Greiss, Halak and new Toronto Maple Leafs goalie Frederik Andersen were named to Team Europe's roster, and it was fair to wonder where Halak would fit into the goaltending trilogy for the squad, which is made up of players from eight countries.
More to the point, it was fair to wonder whether Halak would end up as the team's third goaltender, a spare part.
Team Europe coach Ralph Krueger told his players their roles would be determined by how they performed in training camp and played in pretournament games. When it came to the goaltending, the decision became an easy one for Krueger.

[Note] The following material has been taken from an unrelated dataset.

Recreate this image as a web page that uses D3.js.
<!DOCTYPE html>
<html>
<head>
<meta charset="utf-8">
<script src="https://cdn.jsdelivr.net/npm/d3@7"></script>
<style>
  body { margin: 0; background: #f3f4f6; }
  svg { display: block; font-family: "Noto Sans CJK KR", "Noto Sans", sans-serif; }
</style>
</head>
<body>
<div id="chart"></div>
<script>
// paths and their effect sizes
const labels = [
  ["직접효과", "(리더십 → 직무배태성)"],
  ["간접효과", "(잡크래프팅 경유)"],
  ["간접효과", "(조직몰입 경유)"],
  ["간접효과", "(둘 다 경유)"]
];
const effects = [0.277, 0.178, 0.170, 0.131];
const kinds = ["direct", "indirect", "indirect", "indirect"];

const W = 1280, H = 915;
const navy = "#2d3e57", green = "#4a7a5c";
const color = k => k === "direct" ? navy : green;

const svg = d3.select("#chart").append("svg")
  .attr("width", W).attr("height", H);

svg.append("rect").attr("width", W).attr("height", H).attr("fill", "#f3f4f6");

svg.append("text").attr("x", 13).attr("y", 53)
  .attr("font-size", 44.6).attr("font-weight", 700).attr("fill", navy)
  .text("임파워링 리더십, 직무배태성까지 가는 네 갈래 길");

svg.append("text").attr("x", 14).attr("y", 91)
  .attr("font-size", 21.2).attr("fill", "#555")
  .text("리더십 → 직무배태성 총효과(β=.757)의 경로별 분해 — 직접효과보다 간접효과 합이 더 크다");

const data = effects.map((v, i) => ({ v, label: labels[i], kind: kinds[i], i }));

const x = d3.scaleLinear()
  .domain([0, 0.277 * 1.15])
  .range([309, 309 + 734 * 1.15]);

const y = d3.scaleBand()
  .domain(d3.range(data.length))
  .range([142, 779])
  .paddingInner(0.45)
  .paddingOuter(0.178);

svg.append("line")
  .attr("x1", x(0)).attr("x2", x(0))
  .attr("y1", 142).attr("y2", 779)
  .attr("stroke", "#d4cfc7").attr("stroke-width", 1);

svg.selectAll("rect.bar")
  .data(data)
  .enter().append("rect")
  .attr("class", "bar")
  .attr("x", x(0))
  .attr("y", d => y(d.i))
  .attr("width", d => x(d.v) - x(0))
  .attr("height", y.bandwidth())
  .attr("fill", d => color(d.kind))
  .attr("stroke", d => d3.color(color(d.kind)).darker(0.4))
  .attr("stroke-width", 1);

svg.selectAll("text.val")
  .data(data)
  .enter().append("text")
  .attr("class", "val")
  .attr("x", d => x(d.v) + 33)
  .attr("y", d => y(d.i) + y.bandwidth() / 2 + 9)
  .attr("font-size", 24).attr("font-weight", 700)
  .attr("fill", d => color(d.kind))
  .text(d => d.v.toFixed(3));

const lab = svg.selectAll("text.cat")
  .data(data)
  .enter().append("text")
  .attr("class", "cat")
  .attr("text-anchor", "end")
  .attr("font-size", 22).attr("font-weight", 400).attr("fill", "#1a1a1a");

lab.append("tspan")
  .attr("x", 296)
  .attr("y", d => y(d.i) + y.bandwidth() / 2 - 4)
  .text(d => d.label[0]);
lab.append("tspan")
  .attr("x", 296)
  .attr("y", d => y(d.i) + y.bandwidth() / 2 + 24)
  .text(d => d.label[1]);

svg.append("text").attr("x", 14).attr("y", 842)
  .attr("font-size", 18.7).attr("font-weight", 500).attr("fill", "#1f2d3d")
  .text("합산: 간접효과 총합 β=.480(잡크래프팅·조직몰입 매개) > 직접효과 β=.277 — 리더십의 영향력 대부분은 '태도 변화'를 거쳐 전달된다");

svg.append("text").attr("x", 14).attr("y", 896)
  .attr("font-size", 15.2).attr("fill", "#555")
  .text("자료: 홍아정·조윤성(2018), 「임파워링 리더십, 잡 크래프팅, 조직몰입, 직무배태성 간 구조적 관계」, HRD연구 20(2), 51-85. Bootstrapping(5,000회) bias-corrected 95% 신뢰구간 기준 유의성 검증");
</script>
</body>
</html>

Andersen went down with injury before the start of the World Cup, and Greiss was terrible in a pretournament start against Team North America.
By default or not, the job was Halak's.
All he's done is lead Team Europe to the finals of a tournament in which few expected his team would even be a factor.

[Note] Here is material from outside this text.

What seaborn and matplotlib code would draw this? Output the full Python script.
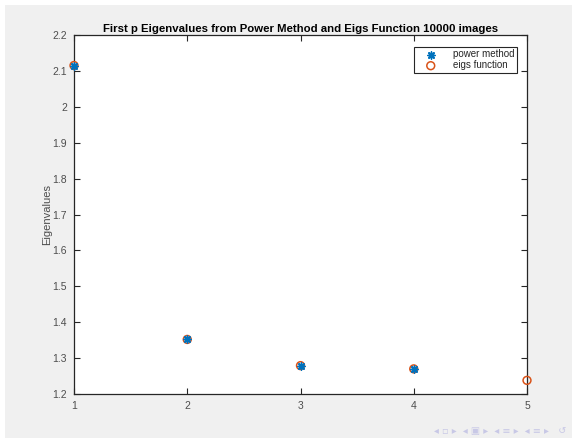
import numpy as np
import matplotlib
matplotlib.use("Agg")
import matplotlib.pyplot as plt
import seaborn as sns
from matplotlib.patches import Rectangle

# values
power_idx = [1, 2, 3, 4]
power_vals = [2.115, 1.352, 1.279, 1.270]
eigs_idx = [1, 2, 3, 4, 5]
eigs_vals = [2.115, 1.352, 1.279, 1.270, 1.238]
x_ticks = [1, 2, 3, 4, 5]
y_ticks = [1.2, 1.3, 1.4, 1.5, 1.6, 1.7, 1.8, 1.9, 2.0, 2.1, 2.2]
y_tick_labels = ['1.2', '1.3', '1.4', '1.5', '1.6', '1.7', '1.8', '1.9', '2', '2.1', '2.2']

sns.set_style("white")
plt.rcParams['font.family'] = ['Liberation Sans', 'DejaVu Sans']

blue = '#0072BD'
orange = '#D95319'
grey_txt = '#4d4d4d'

fig = plt.figure(figsize=(5.72, 4.38), dpi=100, facecolor='white')
# matlab figure background (screenshot has a thin white border top/left)
fig.patches.append(Rectangle((5 / 572, 0), 1, 433 / 438, transform=fig.transFigure,
                             facecolor='#f0f0f0', edgecolor='none', zorder=-10))

ax = fig.add_axes([74 / 572, 44 / 438, 453 / 572, 359 / 438])
ax.set_facecolor('white')

sns.scatterplot(x=eigs_idx, y=eigs_vals, ax=ax, marker='o', s=32,
                facecolors='none', edgecolor=orange, linewidth=1.1,
                label='eigs function', zorder=3, clip_on=False)
sns.scatterplot(x=power_idx, y=power_vals, ax=ax, marker=(8, 2, 0), s=26,
                color=blue, edgecolor=blue, linewidth=1.1,
                label='power method', zorder=4, clip_on=False)

ax.set_xlim(1, 5)
ax.set_ylim(1.2, 2.2)
ax.set_xticks(x_ticks)
ax.set_xticklabels([str(t) for t in x_ticks])
ax.set_yticks(y_ticks)
ax.set_yticklabels(y_tick_labels)
ax.tick_params(direction='in', length=4, width=0.8, colors='#262626',
               labelcolor=grey_txt, labelsize=7.5, top=True, right=True,
               bottom=True, left=True, pad=5)
for s in ax.spines.values():
    s.set_color('#262626')
    s.set_linewidth(0.9)
    s.set_visible(True)

ax.set_ylabel('Eigenvalues', fontsize=8, color=grey_txt, labelpad=0)
ax.set_title('First p Eigenvalues from Power Method and Eigs Function 10000 images',
             fontsize=8.2, fontweight='bold', color='black', pad=2)

handles, labels = ax.get_legend_handles_labels()
leg = ax.legend(handles[::-1], labels[::-1], loc='upper right',
                bbox_to_anchor=(0.978, 0.967), fontsize=7, frameon=True,
                fancybox=False, framealpha=1, edgecolor='#262626',
                borderpad=0.25, labelspacing=0.1, handletextpad=0.8,
                handlelength=3.0, borderaxespad=0)
leg.get_frame().set_linewidth(0.8)
for t in leg.get_texts():
    t.set_color('#262626')

# beamer navigation symbols at bottom right
fig.text(0.99, 0.005, '◂ ▫ ▸  ◂ ▣ ▸  ◂ ≡ ▸  ◂ ≡ ▸   ↺', ha='right', va='bottom',
         fontsize=7, color='#c8c8e6', family=['DejaVu Sans'])

fig.savefig('out.png', dpi=100, facecolor=fig.get_facecolor())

"I saw, over the past years, he grew as a goalie and he got better with age. And [in] the games that he played in this tournament, he showed what he's capable of," said Miroslav Satan, a longtime international teammate and now the GM of Team Europe. "I think it's the best I've seen him. He's definitely one of the cornerstones of our success, and the way we are succeeding in this tournament -- he definitely has a lot to do with that."
Halak has an impressive .947 save percentage in the World Cup. And there is a strong belief in the Team Europe locker room that they are capable of much more.
"You got to believe in the player next to you that he will do the job," Halak said after the Europeans upended heavily favored Sweden in overtime in the semifinals. "I think that brought us together. We all knew we had to play better and try to improve every game, and I think it's been working well so far. Making the finals, it's unreal. It's going to be a huge game for us."
He'll have to be superhuman to give Europe a chance to beat Canada. But regardless of what happens in the finals, a best-of-three series that begins Tuesday (8 p.m. ET, ESPN), this tournament has provided yet another opportunity for Halak to reassert himself as a world-class goaltender.
"He does have a history of being able to steal games," said longtime goaltender and goaltending coach Corey Hirsch, who worked with Halak in St. Louis. "And this tournament is perfect for Halak. You can get him focused on a short amount of games, and he can just take the ball and run with it.
"Jaro's a lot better when there's not a lot of pressure on him. When he gets pressured, things happen."
Remember the circular part?
When Halak steps onto the ice against Canada, he'll see Carey Price at the other end of the ice, and perhaps be reminded of one of those turns.
Halak, a native of Bratislava, Slovakia, was taken in the ninth round of the 2003 NHL draft, 271st overall by the Montreal Canadiens. The league doesn't even have nine rounds in its draft anymore.
But Halak eventually got a shot with Montreal, and in 2010 he played phenomenally for the Canadiens, leading them to a surprise berth in the Eastern Conference finals after upending the Presidents' Trophy-winning Washington Capitals in the first round.
He sported a .923 save percentage and fans started sporting T-shirts that featured a stop sign with Halak's name in the center.
But the Habs had to make a decision on the future of their goaltending, and in spite of Halak's brilliance, they dealt him to St. Louis while Price went on to become not just the Canadiens' starter but also the best goaltender in the world.
Price will start for Canada on Tuesday night.
"Obviously, he's a pretty quiet guy, calm demeanor, lets the puck and the play come toward him," Price said of his old teammate. "Those are a couple of things he does really well."
Although Halak shared a William M. Jennings Trophy -- with the St. Louis Blues' Brian Elliott -- for the fewest goals allowed during the regular season, a lack of durability and inability to get the job done in key moments led to Halak being dealt to the Capitals before signing with the Islanders.
He is 31 and under contract for this year and next. By that time, it wouldn't be a surprise if the Islanders went in a different direction and Halak moved on again, fading from view.
But in the here and now, Halak is front and center once again.